IOC Hits Back Against Criticism by US Anti-Doping Chief
The International Olympic Committee hit back Thursday at the US Anti-Doping Agency (USADA) after its chief accused the IOC of failing to hold Russia accountable for doping in sports.
In a rebuke directed at USADA CEO Travis Tygart, the IOC chastised the US over its struggles in tackling doping in its domestic leagues and for refusing to join the international fight against corruption in sport.
Tygart had in testimony to a US agency that looks at human rights in Europe said that in allowing Russian athletes to take part in the Rio and Pyeongchang Olympic games, the IOC “chose not to stand up for clean athletes and against institutionalized doping.”

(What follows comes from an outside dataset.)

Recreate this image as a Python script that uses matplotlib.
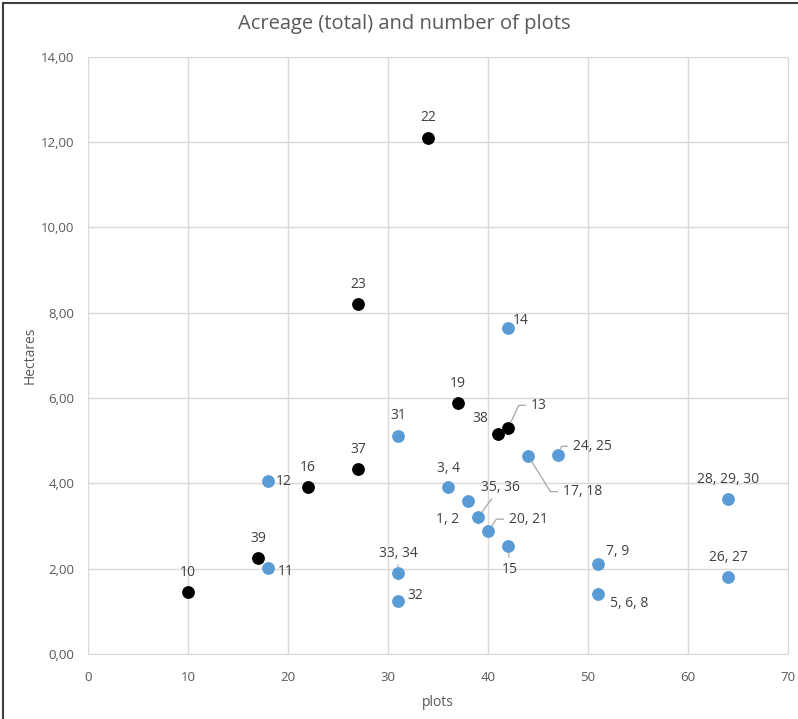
import matplotlib
matplotlib.use("Agg")
import matplotlib.pyplot as plt
from matplotlib.lines import Line2D

plt.rcParams["font.family"] = ["Open Sans", "DejaVu Sans"]

# black series
black_x = [34, 27, 37, 41, 42, 27, 22, 17, 10]
black_y = [12.1, 8.2, 5.88, 5.15, 5.29, 4.33, 3.91, 2.25, 1.45]
black_lbl = ["22", "23", "19", "38", "13", "37", "16", "39", "10"]

# blue series
blue_x = [42, 31, 44, 47, 18, 36, 38, 39, 40, 42, 64, 18, 31, 31, 51, 51, 64]
blue_y = [7.64, 5.11, 4.65, 4.66, 4.05, 3.92, 3.59, 3.2, 2.88, 2.53, 3.63, 2.02,
          1.89, 1.25, 2.12, 1.40, 1.80]
blue_lbl = ["14", "31", "17, 18", "24, 25", "12", "3, 4", "1, 2", "35, 36",
            "20, 21", "15", "28, 29, 30", "11", "33, 34", "32", "7, 9",
            "5, 6, 8", "26, 27"]

x_ticks = [0, 10, 20, 30, 40, 50, 60, 70]
y_ticks = [0, 2, 4, 6, 8, 10, 12, 14]

# label placement in pixels: (dx, dy, ha, leader)
# leader: None, "line" (straight), or angle in degrees at point side
UP = (0, 20, "center", None)
place = {
    "22": UP, "23": UP, "19": UP, "37": UP, "16": UP, "39": UP, "10": UP,
    "31": UP, "28, 29, 30": UP, "26, 27": UP,
    "38": (-18, 16, "center", None),
    "13": (23, 23, "left", 65),
    "14": (5, 8, "left", None),
    "17, 18": (35, -36, "left", -58),
    "24, 25": (15, 9, "left", 68),
    "12": (8, 0, "left", None),
    "3, 4": (0, 18, "center", None),
    "1, 2": (-20, -19, "center", None),
    "35, 36": (22, 30, "center", "line"),
    "20, 21": (21, 12, "left", 55),
    "15": (2, -23, "center", "line"),
    "11": (10, -4, "left", None),
    "33, 34": (0, 20, "center", "line"),
    "32": (9, 5, "left", None),
    "7, 9": (8, 12, "left", None),
    "5, 6, 8": (12, -9, "left", None),
}

fig = plt.figure(figsize=(7.98, 7.19), dpi=100)
ax = fig.add_axes([0.1103, 0.0904, 0.8772, 0.8307])

grid_c = "#d9d9d9"
ax.set_xlim(0, 70)
ax.set_ylim(0, 14)
ax.set_xticks(x_ticks)
ax.set_yticks(y_ticks)
ax.set_yticklabels([f"{v:.2f}".replace(".", ",") for v in y_ticks])
ax.grid(True, color=grid_c, linewidth=1)
ax.set_axisbelow(True)
for s in ax.spines.values():
    s.set_color(grid_c)
ax.tick_params(length=0, labelsize=9.5, colors="#595959", pad=10)
ax.tick_params(axis="x", pad=12)

ax.scatter(blue_x, blue_y, s=85, color="#5b9bd5", zorder=3, linewidths=0)
ax.scatter(black_x, black_y, s=85, color="black", zorder=3, linewidths=0)

k = 0.72  # px -> points
for xs, ys, lbls in [(black_x, black_y, black_lbl), (blue_x, blue_y, blue_lbl)]:
    for x, y, t in zip(xs, ys, lbls):
        dx, dy, ha, lead = place[t]
        arrow = None
        if lead == "line":
            arrow = dict(arrowstyle="-", color="#a6a6a6", lw=0.9,
                         shrinkA=1, shrinkB=5)
        elif lead is not None:
            arrow = dict(arrowstyle="-", color="#a6a6a6", lw=0.9,
                         shrinkA=2, shrinkB=5, relpos=(0, 0.5),
                         connectionstyle=f"angle,angleA=0,angleB={lead},rad=0")
        ax.annotate(t, (x, y), xytext=(dx * k, dy * k), textcoords="offset points",
                    ha=ha, va="center", fontsize=10, color="#404040",
                    arrowprops=arrow, zorder=4)

ax.set_xlabel("plots", fontsize=10, color="#595959", labelpad=8)
ax.set_ylabel("Hectares", fontsize=10, color="#595959", labelpad=2)
fig.text(0.507, 0.966, "Acreage (total) and number of plots", ha="center",
         va="center", fontsize=14.5, color="#595959")

# outer frame (top and left)
fig.add_artist(Line2D([0.004, 0.004], [0, 0.996], transform=fig.transFigure,
                      color="#404040", lw=1.5))
fig.add_artist(Line2D([0.004, 1], [0.996, 0.996], transform=fig.transFigure,
                      color="#404040", lw=1.5))

fig.savefig("out.png", dpi=100)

“We very much appreciate and welcome moves in the United States to step up the fight against doping and we assume that the very worrying existing challenges with some of the professional leagues in the United States will be addressed as a matter of urgency — especially since this has become extremely obvious again in the last report of USADA,” an IOC spokesman said in a statement sent to AFP.
According to Tygart, the IOC had assembled clear evidence of state-sponsored doping in Russia but missed an opportunity to combat “culture of corruption through doping in global sport”.
“When the decisive moment arrived … the IOC failed to lead.”
Replying to the USADA critique, the IOC said it “would kindly invite the United States government to join ‘The International Partnership against Corruption in Sport,'” a global network formed to clean up sports governance, which includes most major sporting powers, except the US.